The girl at the window scowled at me and demanded an unintelligible sum of money which I asked her to repeat. She shouted it out to me with a glare and I handed her the money. I could see her staring at the cash register through the closed glass window and she seemed puzzled. Window slides open and she demands, “how much did I tell you?”

“Seventeen dollars and seventy three cents,” I replied. “Well, it’s 17.83,” she snapped back. I handed her another dime.

She never said thank you when she handed me the sack of food and closed the window. I checked it over quickly and found everything in order for a change.

Bitch probably spit in it.

7 comments:

Tulip said...

You okay tonight?

Circa Bellum said...

Um, yeah. But you know they say it takes a good four hours for food poisoning to take effect.

Did I come across that bad? I'm not really all that upset, I just felt the need to say something about it...

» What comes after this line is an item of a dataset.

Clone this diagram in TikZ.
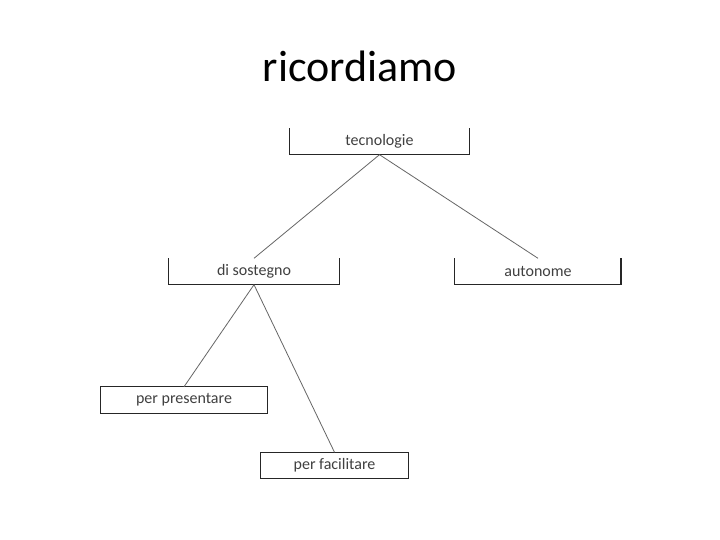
\documentclass[tikz,border=0pt]{standalone}
\usepackage{fontspec}
\setmainfont{Carlito}
\begin{document}
\begin{tikzpicture}[x=1pt,y=-1pt,
  boxnode/.style={rectangle, draw=none, inner sep=0pt, minimum height=26pt, text=black!75, font=\fontsize{16}{18}\selectfont},
  conn/.style={draw=black!60, line width=0.8pt},
  border/.style={draw=black!85, line width=0.8pt}]
\useasboundingbox (0,0) rectangle (720,540);
\fill[white] (0,0) rectangle (720,540);
\node[font=\fontsize{44}{50}\selectfont, anchor=base] (title) at (360,82) {ricordiamo};
\node[boxnode, minimum width=179pt] (tec) at (379.5,141.5) {tecnologie};
\node[boxnode, minimum width=170pt] (sos) at (254,271.5) {di sostegno};
\node[boxnode, minimum width=166pt] (aut) at (538,271.5) {autonome};
\node[boxnode, minimum width=166pt] (pre) at (184,400) {per presentare};
\node[boxnode, minimum width=147pt] (fac) at (334.5,465.5) {per facilitare};
% open-top boxes
\draw[border] (tec.north west) -- (tec.south west) -- (tec.south east) -- (tec.north east);
\draw[border] (sos.north west) -- (sos.south west) -- (sos.south east) -- (sos.north east);
\draw[border] (aut.north west) -- (aut.south west) -- (aut.south east);
\draw[draw=black!85, line width=1.6pt] (aut.south east) -- (aut.north east);
% closed boxes
\draw[border] (pre.north west) rectangle (pre.south east);
\draw[border] (fac.north west) rectangle (fac.south east);
% connectors
\draw[conn] (tec.south) -- (sos.north);
\draw[conn] (tec.south) -- (aut.north);
\draw[conn] (sos.south) -- (pre.north);
\draw[conn] (sos.south) -- (fac.north);
\end{tikzpicture}
\end{document}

the real bitterman said...

You damn right they spit in it. Two rules to live by: never order anything from a drive thru, and never ever send anything back to the kitchen. Believe me. I have enough stories from my prep cook stoner friends who worked at the local hog trough buffet to understand that food is best prepared with your own hands.

Sandy said...

She probably didn't spit in it...the kids in the grill do that...

Maeve said...

I live in Calif, we have a big Latino population where we live. To get some one that understands AND speaks english is a rarity it seems. When we went to Michigan to visit my family my husband went into shock over an actual english speaking person at the take out window. The look on his face was so funny.

BillyBudd said...

You are turning into a grumpy fucker like me......

Ieattoomuch. said...

You already know what you're going to go through when you go there so prepare yourself ahead of time. I'm not going to let someone's bad attitude run me away from one of the few Tex-Mex around. I usually over eat anyway. I just expect everything to be wrong with my order, but I clearly and as friendly as I can say the one item I can't live without no matter how many times I have to say it. If they get the rest of the order right, then god bless. I never send items back to people with bad dispositions because you can't even imagine what people will do to your food. As long as the price is close to what I expect to pay, I'm okay. It's the only way I can do it, because the other side of the coin for me is fantasies of drive my car through the kichen area.